Está claro, para todos los sectores políticos y económicos, que el Gobierno se encuentra en campaña para el 2026. Lo han dicho altos funcionarios del Estado, al sostener que cuatro años es poco para hacer las ‘grandes’ transformaciones. Lo cierto es que es suficiente tiempo cuando se trata de mejorar y construir sobre lo construido, y poco tiempo para cambiar totalmente el modelo político, económico y social del Estado colombiano.
Cambiarlo todo, es lo que quiere el progresismo. No importa si el cambio es para mal, lo importante es que el cambio facilite la conservación del poder. Así, cualquier anuncio, proyecto de ley, decreto y actuación administrativa de un funcionario público, de libre nombramiento o remoción, o aquellos de carrera que se pliegan a los caprichos del ‘jefe de turno’, debemos analizarlo en el contexto de la conservación del poder. No se trata de cumplir las funciones de los cargos, conforme lo señalan la Constitución y la ley, en beneficio de todos los colombianos, sino cumplir el propósito de la reelección de las ideas del ‘cambio’.

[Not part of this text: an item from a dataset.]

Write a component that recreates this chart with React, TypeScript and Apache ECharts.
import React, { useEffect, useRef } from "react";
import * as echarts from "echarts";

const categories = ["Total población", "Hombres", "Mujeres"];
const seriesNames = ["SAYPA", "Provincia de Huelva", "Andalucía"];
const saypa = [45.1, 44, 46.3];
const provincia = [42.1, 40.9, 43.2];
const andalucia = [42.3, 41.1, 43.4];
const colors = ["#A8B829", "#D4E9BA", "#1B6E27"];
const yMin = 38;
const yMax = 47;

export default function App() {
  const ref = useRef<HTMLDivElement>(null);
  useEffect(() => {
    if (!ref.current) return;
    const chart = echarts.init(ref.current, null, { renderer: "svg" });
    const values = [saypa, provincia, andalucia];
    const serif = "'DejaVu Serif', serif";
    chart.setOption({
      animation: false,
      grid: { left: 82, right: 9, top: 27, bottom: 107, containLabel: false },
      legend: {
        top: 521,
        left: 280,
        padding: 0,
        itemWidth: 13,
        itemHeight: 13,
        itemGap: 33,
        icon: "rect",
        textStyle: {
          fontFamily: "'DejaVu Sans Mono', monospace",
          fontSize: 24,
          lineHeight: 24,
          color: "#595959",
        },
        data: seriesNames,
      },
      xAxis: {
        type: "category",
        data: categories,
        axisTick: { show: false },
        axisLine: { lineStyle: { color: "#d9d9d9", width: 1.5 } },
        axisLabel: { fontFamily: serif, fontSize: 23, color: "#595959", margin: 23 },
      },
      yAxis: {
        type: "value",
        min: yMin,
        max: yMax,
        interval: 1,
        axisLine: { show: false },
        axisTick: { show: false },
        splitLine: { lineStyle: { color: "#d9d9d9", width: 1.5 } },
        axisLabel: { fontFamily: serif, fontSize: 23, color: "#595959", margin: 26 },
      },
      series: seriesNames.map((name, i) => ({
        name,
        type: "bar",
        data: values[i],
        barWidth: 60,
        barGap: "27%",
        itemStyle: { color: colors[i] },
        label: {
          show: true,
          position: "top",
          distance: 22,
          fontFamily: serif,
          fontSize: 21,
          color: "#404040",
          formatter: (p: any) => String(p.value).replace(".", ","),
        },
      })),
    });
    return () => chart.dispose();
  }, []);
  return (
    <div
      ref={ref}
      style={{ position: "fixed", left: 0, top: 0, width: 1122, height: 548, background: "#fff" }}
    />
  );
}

De especial relevancia son las actuaciones que generan ‘caja’ o recursos disponibles y cualquiera que implique cierta libertad o flexibilidad para disponer de los mismos. El Gobierno quiere recursos para ‘invertirlos’ en comprar popularidad con subsidios y mercadear o hacer propaganda de gestión en canales públicos y privados y con activistas.
También se podría presentar el tentador deseo de ‘voltear’ voluntades de congresistas en el trámite de los proyectos de ley, con puestos y mermelada. Con este panorama, no hay más remedio que tener una veeduría ciudadana en todos los actos del Gobierno y sobre el uso de los recursos públicos. Esto es especialmente sensible por cuanto la maquinaria estatal, aceitada con recursos, puede voltear el resultado de las elecciones, lo cual perjudicaría nuestro futuro como democracia.

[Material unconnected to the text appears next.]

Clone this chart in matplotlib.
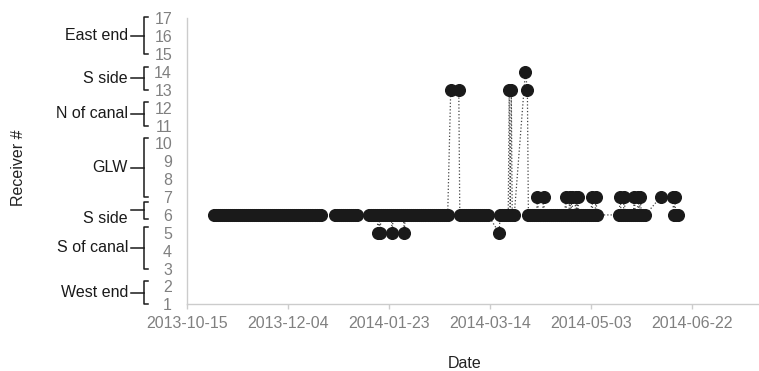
import numpy as np
import pandas as pd
import matplotlib.pyplot as plt
import matplotlib.dates as mdates
import matplotlib.transforms as mtransforms

plt.rcParams['font.family'] = ['Liberation Sans', 'DejaVu Sans']

# daily detections at the home receiver (#6), as runs of consecutive days
home_receiver = 6
home_start = ['2013-10-28', '2013-12-27', '2014-01-13', '2014-02-27',
              '2014-03-19', '2014-04-02', '2014-05-17', '2014-06-13']
home_end = ['2013-12-20', '2014-01-07', '2014-02-21', '2014-03-13',
            '2014-03-26', '2014-05-06', '2014-05-30', '2014-06-15']

# detections away from the home receiver
away_times = ['2014-01-17 12:00', '2014-01-18 12:00', '2014-01-24 12:00',
              '2014-01-30 12:00', '2014-02-22 12:00', '2014-02-26 12:00',
              '2014-03-18 12:00', '2014-03-23 12:00', '2014-03-24 12:00',
              '2014-03-31 12:00', '2014-04-01 12:00', '2014-04-06 12:00',
              '2014-04-09 12:00', '2014-04-20 12:00', '2014-04-22 12:00',
              '2014-04-23 12:00', '2014-04-25 12:00', '2014-04-26 12:00',
              '2014-05-03 12:00', '2014-05-05 12:00', '2014-05-17 12:00',
              '2014-05-19 12:00', '2014-05-24 12:00', '2014-05-26 12:00',
              '2014-05-27 12:00', '2014-06-06 12:00', '2014-06-12 12:00',
              '2014-06-13 12:00']
away_receivers = [5, 5, 5,
                  5, 13, 13,
                  5, 13, 13,
                  14, 13, 7,
                  7, 7, 7,
                  7, 7, 7,
                  7, 7, 7,
                  7, 7, 7,
                  7, 7, 7,
                  7]

# receiver groups shown as brackets on the y axis
group_names = ['East end', 'S side', 'N of canal', 'GLW', 'S side', 'S of canal', 'West end']
group_lo = [15, 13, 11, 7, 6, 3, 1]
group_hi = [17, 14, 12, 10, 6, 5, 2]

tick_dates = ['2013-10-15', '2013-12-04', '2014-01-23', '2014-03-14', '2014-05-03', '2014-06-22']

# build the track
home = pd.concat([pd.Series(pd.date_range(s, e, freq='D')) for s, e in zip(home_start, home_end)])
track = pd.DataFrame({
    'time': list(home) + list(pd.to_datetime(away_times)),
    'receiver': [home_receiver] * len(home) + away_receivers,
}).sort_values('time', kind='stable')

W, H = 759, 371
fig = plt.figure(figsize=(W / 100, H / 100), dpi=100)
ax = fig.add_axes([187.4 / W, 1 - 304.3 / H, 1 - 187.4 / W, (304.3 - 18.3) / H])

ax.plot(track['time'], track['receiver'], linestyle=':', color='#444444', lw=0.9,
        marker='o', ms=8.4, mfc='#1a1a1a', mec='#1a1a1a', clip_on=False)

ax.set_ylim(1, 17)
ax.set_yticks(range(1, 18))
ax.set_xlim(pd.Timestamp('2013-10-15'), pd.Timestamp('2014-07-25 07:00'))
ax.set_xticks(pd.to_datetime(tick_dates))
ax.xaxis.set_major_formatter(mdates.DateFormatter('%Y-%m-%d'))

for side in ['top', 'right']:
    ax.spines[side].set_visible(False)
for side in ['left', 'bottom']:
    ax.spines[side].set_color('#cccccc')
    ax.spines[side].set_linewidth(1.0)

ax.tick_params(axis='x', colors='#cccccc', labelcolor='#808080', labelsize=11.5,
               length=3.6, width=1, pad=4.8)
ax.tick_params(axis='y', labelcolor='#808080', labelsize=11.5, length=0, pad=11)

# group brackets left of the tick labels
tr = mtransforms.blended_transform_factory(fig.transFigure, ax.transData)
x_bar, x_hook, x_dash, x_text = 144 / W, 148 / W, 131 / W, 128 / W
for name, lo, hi in zip(group_names, group_lo, group_hi):
    if lo == hi:
        bot, top = lo - 0.2, hi + 0.75
    else:
        bot, top = lo, min(hi + 0.3, 17.05)
    mid = (bot + top) / 2
    ax.plot([x_hook, x_bar, x_bar, x_hook], [top, top, bot, bot], color='#1a1a1a',
            lw=1.1, transform=tr, clip_on=False)
    ax.plot([x_dash, x_bar], [mid, mid], color='#1a1a1a', lw=1.1, transform=tr, clip_on=False)
    ax.text(x_text, mid if lo != hi else lo - 0.2, name, ha='right', va='center',
            fontsize=11.5, color='#1a1a1a', transform=tr)

fig.text(18.5 / W, 1 - 167.5 / H, 'Receiver #', rotation=90, ha='center', va='center',
         fontsize=11.5, color='#222222')
fig.text(465 / W, 1 - 363 / H, 'Date', ha='center', va='center', fontsize=11.5, color='#222222')

fig.savefig('out.png', dpi=100)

Por otro lado, el Gobierno es cada vez más radical, menos conciliador y más temerario en imponer su agenda. Hasta ahora, los jueces han cumplido de forma estricta su deber constitucional y legal con independencia, a pesar de los intentos de interferencia, como sucedió en la elección del fiscal. También el Congreso, hasta ahora, se ha parado en la raya para no aprobar reformas inconvenientes. No obstante, la prueba de fuego para determinar su independencia será el hundimiento definitivo de la reforma a la salud.
El Gobierno medirá las fuerzas con los partidos, y al menudeo con cada Senador, para imponer una ponencia alternativa retocada en el Senado. Pero, como dicen en estos tiempos de inestabilidad e incertidumbre política, las instituciones pueden aguantar cuatro años de un Gobierno malo, pero ocho años ya son muchos. Lo cierto es que un segundo mandato del presidente en 2026, en cuerpo ajeno, sería muy dañino para el país. En ese segundo mandato, se profundizaría la compra de voluntades y las fantasías constitucionales de reelección presidencial brotarían descontroladas.
Se pensará en una reelección no consecutiva, cambiando la Constitución, lo que sería visto de forma menos burda y más elegante para mantenerse en el poder. Así, se condenaría a Colombia a la misma suerte de Venezuela, ahora con un socialismo Castro- Petrista del Siglo XXI.